In May 1969, Lynem drove to a gun store along with two other Panthers, Nathaniel Odis Grimes and a 20-year-old bank teller named Arthur Dewitt League. While Lynem filled out paperwork with the store owner so he could buy two Colt .45 pistols, Grimes stole a new .38 revolver.
“I was furious,” Lynem says. “I yelled at him—the gun-store owner was nice enough to open his store on a Sunday for us, and that’s how we treated him?”
But no one returned the gun.
The night Sasscer was murdered, the Black Panthers gathered at the garage of member Ernest Bodiford. Lynem taught the group how to disassemble a gun and also played Malcolm X speeches on a turntable. League handled the stolen .38 but accidentally discharged it, much to everyone’s mirth. One attendee, 15-year-old Carl Steve Tice (known as Steve), told everyone he wanted to leave. Lynem offered to accompany him home, but League volunteered instead.
Lynem stayed the night at the Bodiford garage. At about 3 in the morning, someone woke him to say an officer had been killed. “I thought it was Odis” who did it, he says. “He was more of a street tough. League was middle-class.” But the crime didn’t surprise Lynem. About a month before the Sasscer killing, police had arrested him, Grimes and other Panthers for disturbing the peace. While in jail, Grimes vowed to Sasscer that he’d kill him one day.
“I’d give speeches all over—in front of the Orange County Courthouse, at Cal State Fullerton—and it was always the same chant: ‘Off the pigs! Kill the police!’” Lynem admits. “We created that atmosphere, and I thought one of us probably did it.”
Lynem and Tice’s older brother, Ricky, spent the morning of June 5 trying to locate Grimes. Eventually, Lynem returned to his parents’ house. League passed by, and Lynem asked if he knew who did it. “Arthur didn’t answer and said he was leaving [for] Los Angeles.”

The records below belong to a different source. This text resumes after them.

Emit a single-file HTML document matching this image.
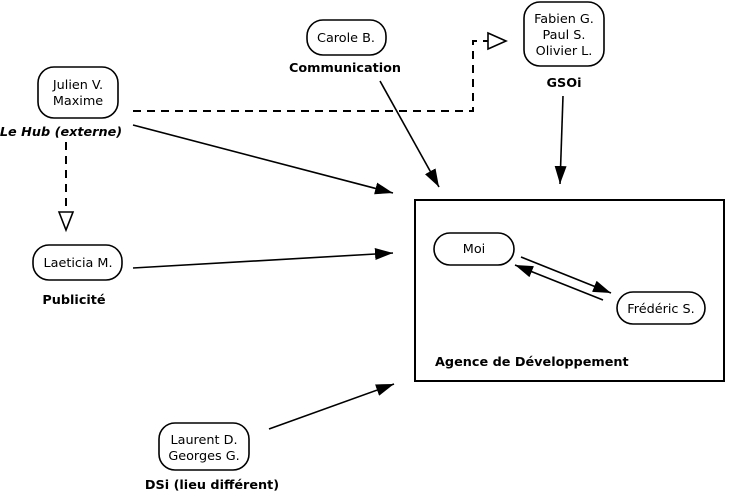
<!DOCTYPE html>
<html><head><meta charset="utf-8"><style>
html,body{margin:0;padding:0;background:#fff;}
svg{display:block;font-family:"DejaVu Sans","Liberation Sans",sans-serif;font-size:12.8px;}
.n{fill:#fff;stroke:#000;stroke-width:1.6;}
.b{font-weight:bold;}
</style></head><body>
<svg width="729" height="494" viewBox="0 0 729 494" xmlns="http://www.w3.org/2000/svg" font-size="12.8">
<defs>
<marker id="a" markerWidth="18" markerHeight="12" refX="18" refY="6" orient="auto" markerUnits="userSpaceOnUse">
<path d="M0,0 L18,6 L0,12 z" fill="#000"/></marker>
</defs>
<rect class="n" x="38" y="67" width="80" height="51" rx="16"/>
<text x="78" y="89" text-anchor="middle">Julien V.</text>
<text x="78" y="105" text-anchor="middle">Maxime</text>
<text x="61" y="136" text-anchor="middle" class="b" font-style="italic">Le Hub (externe)</text>

<rect class="n" x="307" y="20" width="79" height="35" rx="16"/>
<text x="346" y="42" text-anchor="middle">Carole B.</text>
<text x="345" y="72" text-anchor="middle" class="b">Communication</text>

<rect class="n" x="524" y="2" width="80" height="64" rx="16"/>
<text x="564" y="23" text-anchor="middle">Fabien G.</text>
<text x="564" y="39" text-anchor="middle">Paul S.</text>
<text x="564" y="55" text-anchor="middle">Olivier L.</text>
<text x="564" y="87" text-anchor="middle" class="b">GSOi</text>

<rect class="n" x="33" y="245" width="89" height="35" rx="16"/>
<text x="78" y="267" text-anchor="middle">Laeticia M.</text>
<text x="74" y="304" text-anchor="middle" class="b">Publicité</text>

<rect class="n" x="159" y="423" width="90" height="47" rx="16"/>
<text x="204" y="444" text-anchor="middle">Laurent D.</text>
<text x="204" y="460" text-anchor="middle">Georges G.</text>
<text x="212" y="489" text-anchor="middle" class="b">DSi (lieu différent)</text>

<rect x="415" y="200" width="309" height="181" fill="none" stroke="#000" stroke-width="2"/>
<rect class="n" x="434" y="233" width="80" height="32" rx="16"/>
<text x="474" y="253" text-anchor="middle">Moi</text>
<rect class="n" x="617" y="292" width="88" height="32" rx="16"/>
<text x="661" y="313" text-anchor="middle">Frédéric S.</text>
<text x="435" y="366" class="b">Agence de Développement</text>

<path d="M133,111 H473 V41 H488" fill="none" stroke="#000" stroke-width="2" stroke-dasharray="8,6"/>
<path d="M488,33 L506,41 L488,49 z" fill="#fff" stroke="#000" stroke-width="1.6"/>
<path d="M66,142 V212" fill="none" stroke="#000" stroke-width="2" stroke-dasharray="8,6"/>
<path d="M59,212 L66,230 L73,212 z" fill="#fff" stroke="#000" stroke-width="1.6"/>

<g stroke="#000" stroke-width="1.6" fill="none" marker-end="url(#a)">
<line x1="133" y1="125" x2="393" y2="193"/>
<line x1="380" y1="81" x2="439" y2="187"/>
<line x1="563" y1="96" x2="560" y2="184"/>
<line x1="133" y1="268" x2="393" y2="253"/>
<line x1="269" y1="429" x2="394" y2="384"/>
<line x1="521" y1="257" x2="611" y2="293"/>
<line x1="603" y1="300" x2="515" y2="265"/>
</g>
</svg>
</body></html>
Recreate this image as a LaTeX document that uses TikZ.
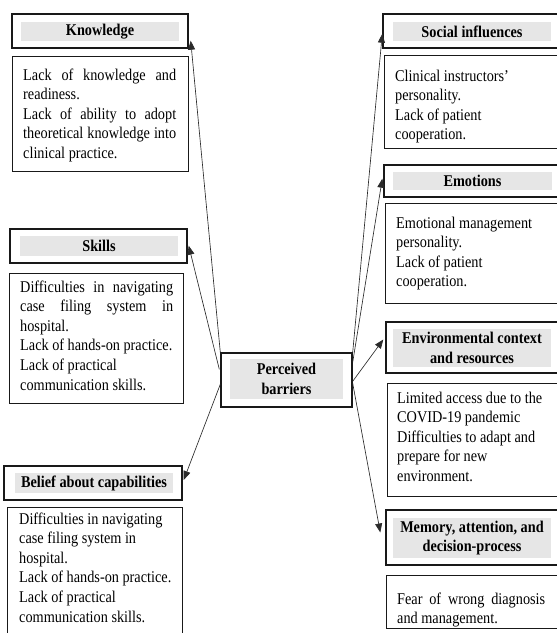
\documentclass[tikz,border=0pt]{standalone}
\usepackage{fontspec}
\setmainfont[FakeStretch=0.87]{Liberation Serif}
\usetikzlibrary{calc,arrows.meta}
\definecolor{titlegray}{HTML}{E6E6E6}
\definecolor{linegray}{HTML}{2A2A2A}
\newcommand\jline[1]{\makebox[\linewidth][s]{#1}}
\newcommand\bodyfont{\fontsize{16.4pt}{19.6pt}\selectfont}
\tikzset{
  tbox/.style={draw=black!90, line width=1.4pt, inner sep=0pt, fill=white},
  gbox/.style={fill=titlegray, inner sep=0pt, font=\fontsize{16.4pt}{19.6pt}\selectfont\bfseries, align=center},
  bbox/.style={draw=black!90, line width=1.4pt, inner sep=0pt, anchor=north west, fill=white},
  btext/.style={anchor=base west, inner sep=0pt, font=\bodyfont},
  conn/.style={draw=linegray, line width=0.65pt, -{Triangle[length=9pt,width=7pt]}}
}
\begin{document}
\begin{tikzpicture}[x=1pt,y=-1pt]
\useasboundingbox (0,0) rectangle (557,633);
\clip (0,0) rectangle (557,633);

% ---------- left column ----------
\node[tbox, minimum width=176pt, minimum height=34pt] (knowT) at (100,31) {};
\node[gbox, minimum width=158pt, minimum height=19pt] (knowG) at (100,31.5) {Knowledge};
\node[bbox, minimum width=176pt, minimum height=115pt] (knowB) at (12,56) {};
\node[btext] (knowX) at (23,80) {\parbox[t]{153pt}{\bodyfont
  \jline{Lack of knowledge and}\\
  readiness.\\
  \jline{Lack of ability to adopt}\\
  \jline{theoretical knowledge into}\\
  clinical practice.}};

\node[tbox, minimum width=177pt, minimum height=34pt] (skillT) at (98.5,246) {};
\node[gbox, minimum width=158pt, minimum height=20pt] (skillG) at (99,246) {Skills};
\node[bbox, minimum width=174pt, minimum height=130pt] (skillB) at (9,273) {};
\node[btext] (skillX) at (20,292) {\parbox[t]{153pt}{\bodyfont
  \jline{Difficulties in navigating}\\
  \jline{case filing system in}\\
  hospital.\\
  Lack of hands-on practice.\\
  Lack of practical\\
  communication skills.}};

\node[tbox, minimum width=178pt, minimum height=34pt] (belT) at (93,483) {};
\node[gbox, minimum width=158pt, minimum height=20pt] (belG) at (94,483) {Belief about capabilities};
\node[bbox, minimum width=175pt, minimum height=140pt] (belB) at (7,507) {};
\node[btext] (belX) at (19,524) {\parbox[t]{160pt}{\bodyfont
  Difficulties in navigating\\
  case filing system in\\
  hospital.\\
  Lack of hands-on practice.\\
  Lack of practical\\
  communication skills.}};

% ---------- centre ----------
\node[tbox, minimum width=131pt, minimum height=54pt] (pb) at (286.5,380) {};
\node[gbox, minimum width=113pt, minimum height=40pt] (pbG) at (286.5,379) {Perceived\\barriers};

% ---------- right column ----------
\node[tbox, minimum width=187pt, minimum height=34pt] (socT) at (476.5,31) {};
\node[gbox, minimum width=158pt, minimum height=19pt] (socG) at (472,31.5) {Social influences};
\node[bbox, minimum width=186pt, minimum height=93pt] (socB) at (384,55) {};
\node[btext] (socX) at (395,81) {\parbox[t]{150pt}{\bodyfont
  Clinical instructors’\\
  personality.\\
  Lack of patient\\
  cooperation.}};

\node[tbox, minimum width=186pt, minimum height=32pt] (emoT) at (477,181) {};
\node[gbox, minimum width=159pt, minimum height=18pt] (emoG) at (472.5,181) {Emotions};
\node[bbox, minimum width=185pt, minimum height=100pt] (emoB) at (385,203) {};
\node[btext] (emoX) at (396,228) {\parbox[t]{150pt}{\bodyfont
  Emotional management\\
  personality.\\
  Lack of patient\\
  cooperation.}};

\node[tbox, minimum width=184pt, minimum height=51pt] (envT) at (478,347.5) {};
\node[gbox, minimum width=158pt, minimum height=38pt] (envG) at (472,348) {Environmental context\\and resources};
\node[bbox, minimum width=183pt, minimum height=113pt] (envB) at (387,383) {};
\node[btext] (envX) at (397,403) {\parbox[t]{155pt}{\bodyfont
  Limited access due to the\\
  COVID-19 pandemic\\
  Difficulties to adapt and\\
  prepare for new\\
  environment.}};

\node[tbox, minimum width=184pt, minimum height=55pt] (memT) at (478,537.5) {};
\node[gbox, minimum width=158pt, minimum height=40pt] (memG) at (472,538) {Memory, attention, and\\decision-process};
\node[bbox, minimum width=184pt, minimum height=53pt] (memB) at (386,575) {};
\node[btext] (memX) at (397,604) {\parbox[t]{148pt}{\bodyfont
  \jline{Fear of wrong diagnosis}\\
  and management.}};

% ---------- connectors ----------
\draw[conn] (pb.north west) -- ($(knowT.south east)+(2,-8)$);
\draw[conn] ($(pb.north west)+(-1,17)$) -- ($(skillT.south east)+(1,-18)$);
\draw[conn] ($(pb.north west)+(0,32)$) -- ($(belT.east)+(1,-3)$);
\draw[conn] (pb.north east) -- ($(socT.south west)+(0,-15)$);
\draw[conn] ($(pb.north east)+(0,10)$) -- ($(emoT.south west)+(-1,-19)$);
\draw[conn] ($(pb.north east)+(0,29)$) -- ($(envT.west)+(-2,-8)$);
\draw[conn] ($(pb.north east)+(0,31)$) -- ($(memT.west)+(-5,-5)$);
\end{tikzpicture}
\end{document}
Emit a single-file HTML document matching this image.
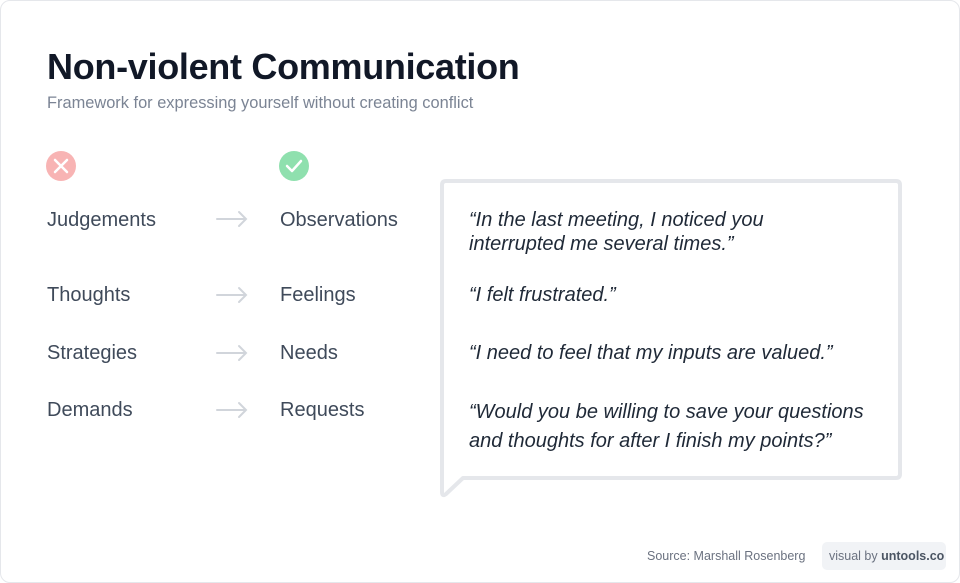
<!DOCTYPE html>
<html><head><meta charset="utf-8"><style>
*{margin:0;padding:0;box-sizing:border-box}
body{width:960px;height:583px;background:#fff;font-family:"Liberation Sans",sans-serif;position:relative;overflow:hidden}
.frame{position:absolute;left:0;top:0;width:960px;height:583px;border:1px solid #e5e7eb;border-radius:10px}
.t{position:absolute;white-space:nowrap}
h1{position:absolute;left:47px;top:46px;font-size:36px;font-weight:bold;color:#111827;letter-spacing:-0.3px}
.sub{left:47px;top:94px;font-size:16.4px;color:#7b8494}
.l{font-size:20px;color:#3f4a5a}
.q{font-size:20px;color:#1f2937;font-style:italic;left:469px}
</style></head><body>
<div class="frame"></div>
<h1>Non-violent Communication</h1>
<div class="t sub">Framework for expressing yourself without creating conflict</div>
<svg style="position:absolute;left:0;top:0" width="960" height="583">
<circle cx="61" cy="166" r="15" fill="#f8b4b4"/>
<path d="M55 160 L67 172 M67 160 L55 172" stroke="#fff" stroke-width="2.5" stroke-linecap="round"/>
<circle cx="294" cy="166" r="15" fill="#8fe0ae"/>
<path d="M287 166 L292 171 L301 161" stroke="#fff" stroke-width="2.5" fill="none" stroke-linecap="round" stroke-linejoin="round"/>
<g stroke="#d1d5db" stroke-width="2" fill="none" stroke-linecap="round">
<path d="M217 219 H246 M239 212 L246 219 L239 226"/>
<path d="M217 295 H246 M239 288 L246 295 L239 302"/>
<path d="M217 353 H246 M239 346 L246 353 L239 360"/>
<path d="M217 410 H246 M239 403 L246 410 L239 417"/>
</g>
<path d="M446 181 H896 Q900 181 900 185 V474 Q900 478 896 478 H463 L446 494 Q442 497 442 492 V185 Q442 181 446 181 Z" fill="#fff" stroke="#e5e7eb" stroke-width="4" stroke-linejoin="round"/>
<rect x="822" y="542" width="124" height="28" rx="5" fill="#f1f3f6"/>
</svg>
<div class="t l" style="left:47px;top:209px">Judgements</div>
<div class="t l" style="left:280px;top:209px">Observations</div>
<div class="t l" style="left:47px;top:284px">Thoughts</div>
<div class="t l" style="left:280px;top:284px">Feelings</div>
<div class="t l" style="left:47px;top:342px">Strategies</div>
<div class="t l" style="left:280px;top:342px">Needs</div>
<div class="t l" style="left:47px;top:399px">Demands</div>
<div class="t l" style="left:280px;top:399px">Requests</div>
<div class="t q" style="top:208px;line-height:24px">“In the last meeting, I noticed you<br>interrupted me several times.”</div>
<div class="t q" style="top:284px">“I felt frustrated.”</div>
<div class="t q" style="top:342px">“I need to feel that my inputs are valued.”</div>
<div class="t q" style="top:398px;line-height:29px">“Would you be willing to save your questions<br>and thoughts for after I finish my points?”</div>
<div class="t" style="left:647px;top:549px;font-size:12.5px;color:#6b7280">Source: Marshall Rosenberg</div>
<div class="t" style="left:829px;top:549px;font-size:12.5px;color:#6b7280">visual by <b style="color:#4b5563">untools.co</b></div>
</body></html>
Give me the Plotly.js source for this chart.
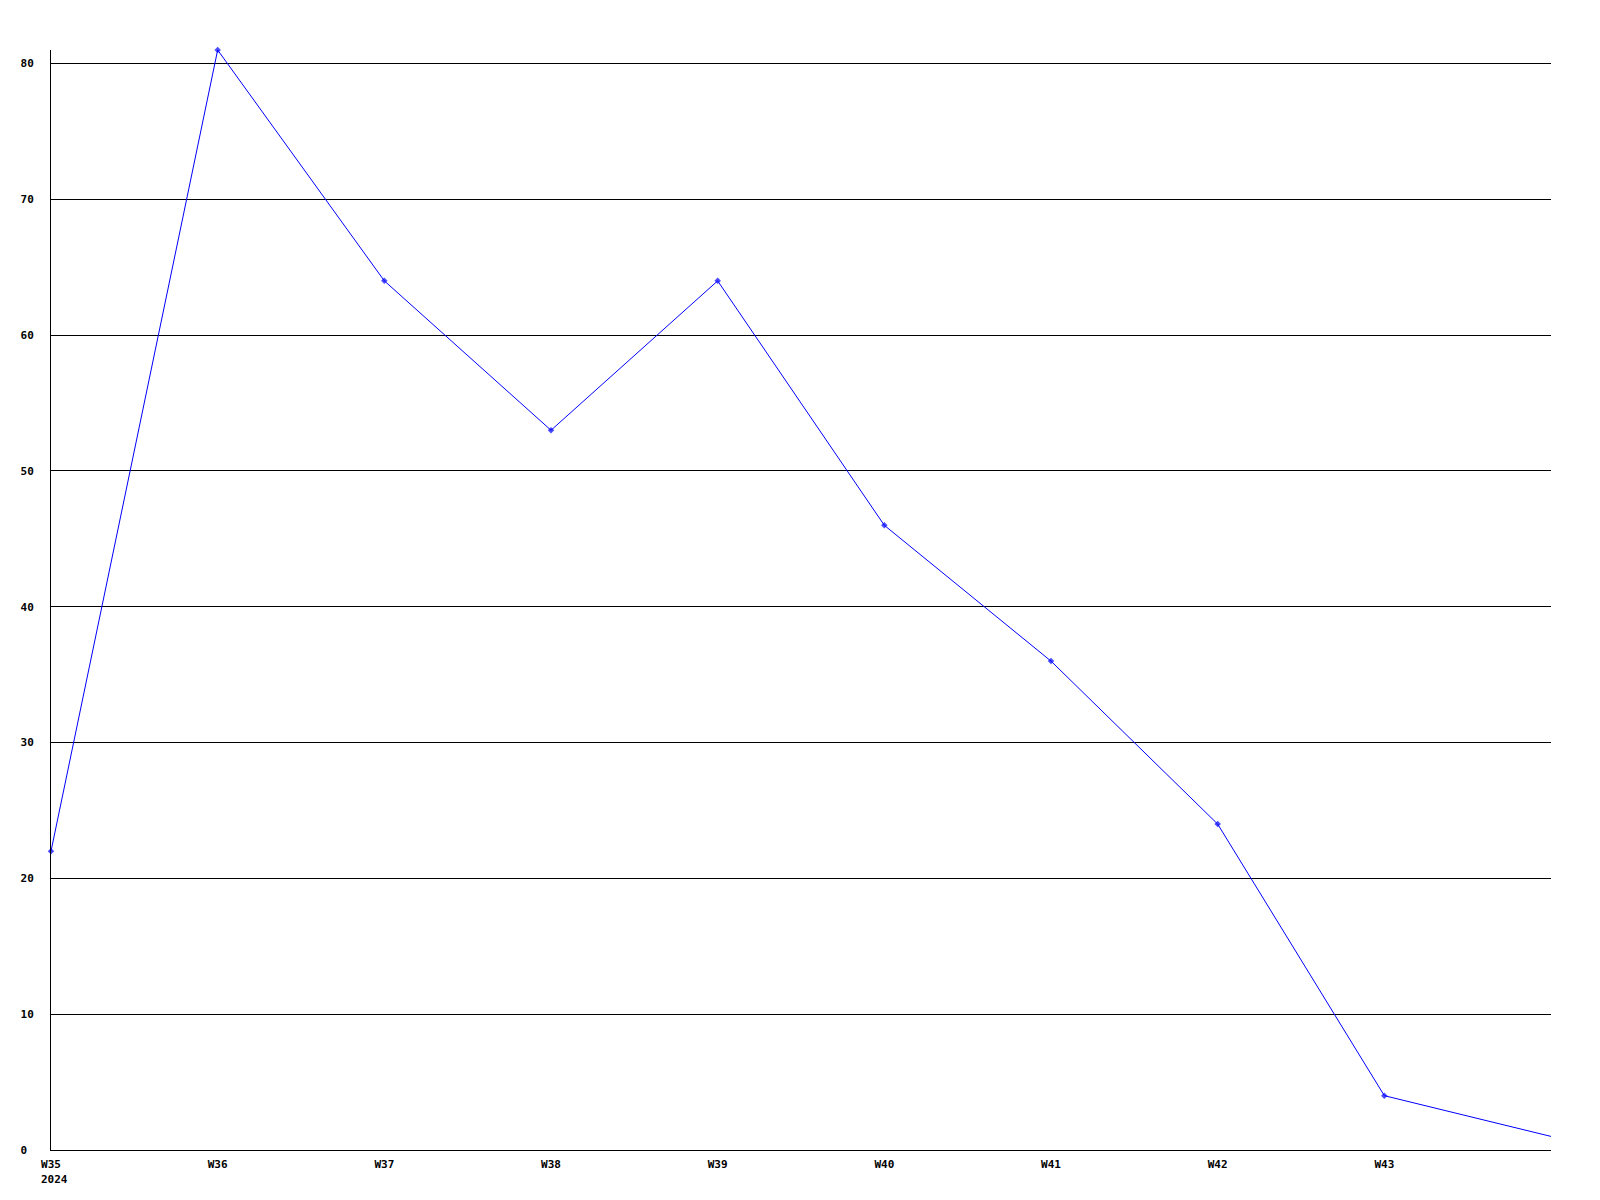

Soon after, the police called.
* * *
More than a thousand uniformed officers attended Sasscer’s funeral at Garden Grove Community Church, and the Reverend Robert Schuller presided over the ceremony, remarking that “this death inspires all citizens to look again at the police who protect them and the sacrifices they make.”
A Santa Ana Register editorial was less diplomatic. “We can’t help but think of all the apologies that will probably come from that element of society which sees fit to excuse crime and violence on our streets today as a proper reaction of the ‘oppressed,’” it read.